Six mois plus tard, soit en octobre, c'est à Argenteuil que se rend le premier flic de France de l'époque. Deux jours avant l'embrasement des banlieues pour trois semaines d'émeutes, Nicolas Sarkozy fait face à une mère de famille et lui promet de débarrasser les habitants de "cette bande de racailles".
Dix ans ont passé depuis ces deux épisodes mais l'ancien chef de l'Etat continue d'être pénalisé par cette sémantique si particulière. "Tout ça c'était politique mais ça a fait mal, témoigne Nadia, une habitante de la fameuse dalle d'Argenteuil. Quand Nicolas Sarkozy parle de racaille, ça touche nos enfants. Il n'a pas vu dans chaque maison combien étaient étudiants, combien travaillaient, combien se levaient le matin." A La Courneuve non plus, on n'a pas oublié. "Comment on parle de notre ville si ce n'est comme ça, se demande Yamina interrogée par France Inter. Je peux vous dire que ça nous a fait beaucoup de mal. C'est comme si notre ville était un ghetto alors que ce n'est pas vrai."

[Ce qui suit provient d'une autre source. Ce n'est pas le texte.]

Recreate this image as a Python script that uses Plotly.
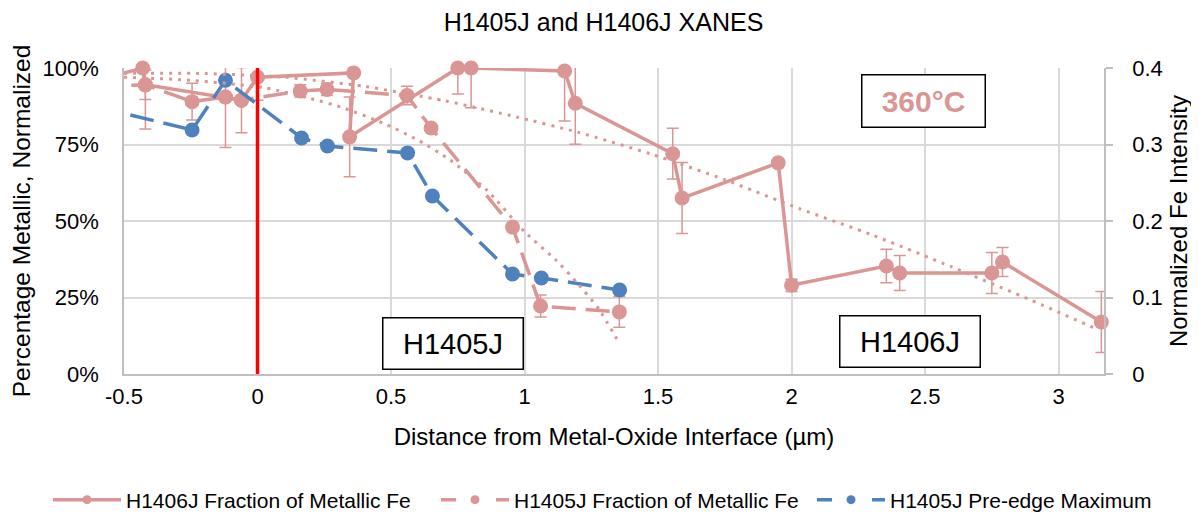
import plotly.graph_objects as go

PINK = "#DA9694"
BLUE = "#4F81BD"
X_MIN, X_MAX = -0.5, 3.17

# ---- H1406J Fraction of Metallic Fe (solid, %), first point lies left of the axis range
h1406_x = [-0.60, -0.43, -0.42, -0.12, -0.06, 0.00, 0.36, 0.345, 0.75, 0.80, 1.15, 1.19,
           1.555, 1.59, 1.95, 2.00, 2.355, 2.405, 2.75, 2.79, 3.16]
h1406_y = [96.0, 100.0, 94.5, 90.5, 89.5, 97.0, 98.4, 77.5, 100.0, 100.0, 99.0, 88.5,
           72.0, 57.5, 69.0, 29.0, 35.3, 33.0, 33.0, 36.6, 17.0]
h1406_err_up = [0, 0, 5.5, 10.5, 10.7, 0, 0, 13.0, 0, 0, 1.0, 12.4,
                8.3, 11.6, 0, 2.0, 5.5, 5.7, 6.7, 4.7, 10.0]
h1406_err_down = [0, 0, 14.4, 16.5, 10.7, 7.5, 0, 13.0, 8.5, 13.0, 16.3, 13.4,
                  8.3, 11.6, 0, 2.0, 5.5, 5.7, 6.7, 4.7, 10.0]

# ---- H1405J Fraction of Metallic Fe (dashed, %)
h1405_x = [-0.60, -0.42, -0.245, -0.12, -0.06, 0.16, 0.26, 0.56, 0.65, 0.955, 1.06, 1.355]
h1405_y = [94.0, 94.5, 89.0, 90.5, 89.5, 92.5, 93.0, 91.0, 80.4, 48.0, 22.2, 20.3]
h1405_err_up = [0, 4.8, 6.0, 0, 0, 2.0, 2.0, 3.0, 0, 0, 3.6, 5.0]
h1405_err_down = [0, 4.8, 6.0, 0, 0, 2.0, 2.0, 3.0, 0, 0, 3.6, 5.0]

# ---- H1405J Pre-edge Maximum (dashed blue, secondary axis)
pre_x = [-0.60, -0.245, -0.12, 0.165, 0.262, 0.562, 0.655, 0.955, 1.063, 1.356]
pre_y = [0.349, 0.319, 0.384, 0.3085, 0.298, 0.289, 0.2327, 0.1307, 0.1255, 0.1098]

# ---- dotted trend lines
trend1406_x = [-0.5, -0.2, 0.1, 0.4, 0.7, 0.97, 1.2, 1.47, 1.75, 2.03, 2.3, 2.6, 2.9, 3.15]
trend1406_y = [98.3, 98.2, 97.0, 94.0, 89.3, 84.0, 79.0, 72.0, 63.5, 54.0, 45.5, 35.0, 24.0, 14.4]
trend1405_x = [-0.5, -0.25, 0.03, 0.2, 0.32, 0.47, 0.6, 0.72, 0.86, 1.0, 1.12, 1.2, 1.28, 1.355]
trend1405_y = [97.0, 96.0, 93.5, 90.0, 87.0, 82.0, 76.5, 70.0, 60.0, 46.5, 37.0, 29.5, 21.0, 10.0]

# ---- axis ticks
x_ticks = [-0.5, 0, 0.5, 1, 1.5, 2, 2.5, 3]
x_ticklabels = ["-0.5", "0", "0.5", "1", "1.5", "2", "2.5", "3"]
y_ticks = [0, 25, 50, 75, 100]
y_ticklabels = ["0%", "25%", "50%", "75%", "100%"]
y2_ticks = [0, 0.1, 0.2, 0.3, 0.4]
y2_ticklabels = ["0", "0.1", "0.2", "0.3", "0.4"]

names = ["H1406J Fraction of Metallic Fe", "H1405J Fraction of Metallic Fe",
         "H1405J Pre-edge Maximum"]

DASH = "24px,10px"
LEG_DASH = "15px,40px,15px"
MS = 15

# the page body adds an 8px offset; the figure is sized to fill the rest of the window
W, H = 1191, 511


def sizes(xs):
    return [0 if v < X_MIN else MS for v in xs]


def mk(col, xs):
    return dict(color=col, size=sizes(xs), opacity=1, line=dict(width=0))


fig = go.Figure()

fig.add_trace(go.Scatter(
    x=h1406_x, y=h1406_y, mode="lines+markers", showlegend=False, cliponaxis=False,
    line=dict(color=PINK, width=3.5), marker=mk(PINK, h1406_x),
    error_y=dict(type="data", symmetric=False, array=h1406_err_up,
                 arrayminus=h1406_err_down, color=PINK, thickness=1.5, width=6),
    yaxis="y"))

fig.add_trace(go.Scatter(
    x=h1405_x, y=h1405_y, mode="lines+markers", showlegend=False, cliponaxis=False,
    line=dict(color=PINK, width=3.5, dash=DASH), marker=mk(PINK, h1405_x),
    error_y=dict(type="data", symmetric=False, array=h1405_err_up,
                 arrayminus=h1405_err_down, color=PINK, thickness=1.5, width=6),
    yaxis="y"))

fig.add_trace(go.Scatter(
    x=pre_x, y=pre_y, mode="lines+markers", showlegend=False, cliponaxis=False,
    line=dict(color=BLUE, width=3.5, dash=DASH), marker=mk(BLUE, pre_x),
    yaxis="y2"))

for tx, ty in [(trend1406_x, trend1406_y), (trend1405_x, trend1405_y)]:
    fig.add_trace(go.Scatter(
        x=tx, y=ty, mode="lines", showlegend=False, hoverinfo="skip",
        line=dict(color=PINK, width=3, dash="3px,6px", shape="spline", smoothing=0.6),
        yaxis="y3"))

# legend entries: one small legend per entry so the row never wraps
legend_ids = ["legend", "legend2", "legend3"]
legend_left_px = [48, 436, 812]          # page x of each legend's left edge
for nm, col, dsh, lid in [(names[0], PINK, "solid", legend_ids[0]),
                          (names[1], PINK, LEG_DASH, legend_ids[1]),
                          (names[2], BLUE, LEG_DASH, legend_ids[2])]:
    fig.add_trace(go.Scatter(
        x=[None], y=[None], mode="lines+markers", name=nm, legend=lid,
        line=dict(color=col, width=3.5, dash=dsh),
        marker=dict(color=col, size=9), yaxis="y"))

fig.add_shape(type="line", xref="x", yref="paper", x0=0, x1=0, y0=0, y1=1,
              line=dict(color="#FF0000", width=3.5), layer="above")

box_font = "Liberation Sans, Arial, sans-serif"
fig.add_annotation(xref="paper", yref="paper", x=0.8158, y=0.892, text="<b>360°C</b>",
                   showarrow=False, font=dict(size=30, color=PINK, family=box_font),
                   bordercolor="#000", borderwidth=1.5, borderpad=0, width=122, height=51,
                   bgcolor="white", xanchor="center", yanchor="middle")
fig.add_annotation(xref="paper", yref="paper", x=0.3357, y=0.0997, text="H1405J",
                   showarrow=False, font=dict(size=29, color="#000", family=box_font),
                   bordercolor="#000", borderwidth=1.5, borderpad=0, width=139, height=50,
                   bgcolor="white", xanchor="center", yanchor="middle")
fig.add_annotation(xref="paper", yref="paper", x=0.802, y=0.106, text="H1406J",
                   showarrow=False, font=dict(size=29, color="#000", family=box_font),
                   bordercolor="#000", borderwidth=1.5, borderpad=0, width=139, height=50,
                   bgcolor="white", xanchor="center", yanchor="middle")

GRID = "#d9d9d9"
AXL = "#bfbfbf"
legend_common = dict(orientation="h", yanchor="middle", y=(366 - 492) / 306,
                     xanchor="left", font=dict(size=21), itemwidth=68,
                     bgcolor="rgba(0,0,0,0)")
legends = {lid: dict(legend_common, x=(px - 124) / 980)
           for lid, px in zip(legend_ids, legend_left_px)}

fig.update_layout(
    width=W, height=H,
    margin=dict(l=116, r=95, t=60, b=145, autoexpand=False),
    paper_bgcolor="white", plot_bgcolor="white",
    font=dict(family="Liberation Sans, Arial, sans-serif", size=22, color="#000"),
    title=dict(text="H1405J and H1406J XANES", x=0.5, xanchor="center",
               y=1, yanchor="top", pad=dict(t=5), font=dict(size=25)),
    xaxis=dict(range=[X_MIN, X_MAX], tickvals=x_ticks, ticktext=x_ticklabels,
               showgrid=True, gridcolor=GRID, gridwidth=1.5, zeroline=False,
               showline=True, linecolor=AXL, linewidth=1.5, ticks="",
               ticklabelstandoff=2, automargin=False,
               title=dict(text="Distance from Metal-Oxide Interface (µm)", standoff=20,
                          font=dict(size=24))),
    yaxis=dict(range=[0, 100], tickvals=y_ticks, ticktext=y_ticklabels,
               showgrid=True, gridcolor=GRID, gridwidth=1.5, zeroline=False,
               showline=True, linecolor=AXL, linewidth=1.5, ticks="",
               ticklabelstandoff=19, automargin=False,
               title=dict(text="Percentage Metallic, Normalized", standoff=11,
                          font=dict(size=24.5))),
    yaxis2=dict(range=[0, 0.4], tickvals=y2_ticks, ticktext=y2_ticklabels,
                overlaying="y", side="right", showgrid=False, zeroline=False,
                showline=True, linecolor=AXL, linewidth=1.5, ticks="outside",
                ticklen=7, tickcolor=AXL, tickwidth=1.5, ticklabelstandoff=15,
                automargin=False,
                title=dict(text="Normalized Fe Intensity", standoff=8, font=dict(size=24))),
    yaxis3=dict(range=[0, 100], overlaying="y", visible=False),
    **legends,
)

fig.write_html("out.html")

Face à ce double discrédit des partis de gouvernement, la progression du Front national est la seule à concurrencer l'abstention qui grandit de scrutin en scrutin. Aux européennes de 2014, le parti de Marine Le Pen a réalisé l'exploit de terminer en tête en Seine-Saint-Denis avec près de 21% des voix. Et l'extrême-droite ne compte pas en rester là. Le mouvement a annoncé début octobre le lancement après les régionales d'un collectif "Banlieues Patriotes". "Nous voulons déconstruire le mythe de l'opposition FN/Banlieues, et notre discours est attrayant dans ces quartiers", affirme Jordan Bardella qui en sera l'animateur. Après avoir obtenu moins de 14% en 2012 (quatrième derrière Jean-Luc Mélenchon), la présidente du FN aimerait frapper fort en 2017. La voir devancer Nicolas Sarkozy ou François Hollande serait un camouflet rare pour ces deux personnalités.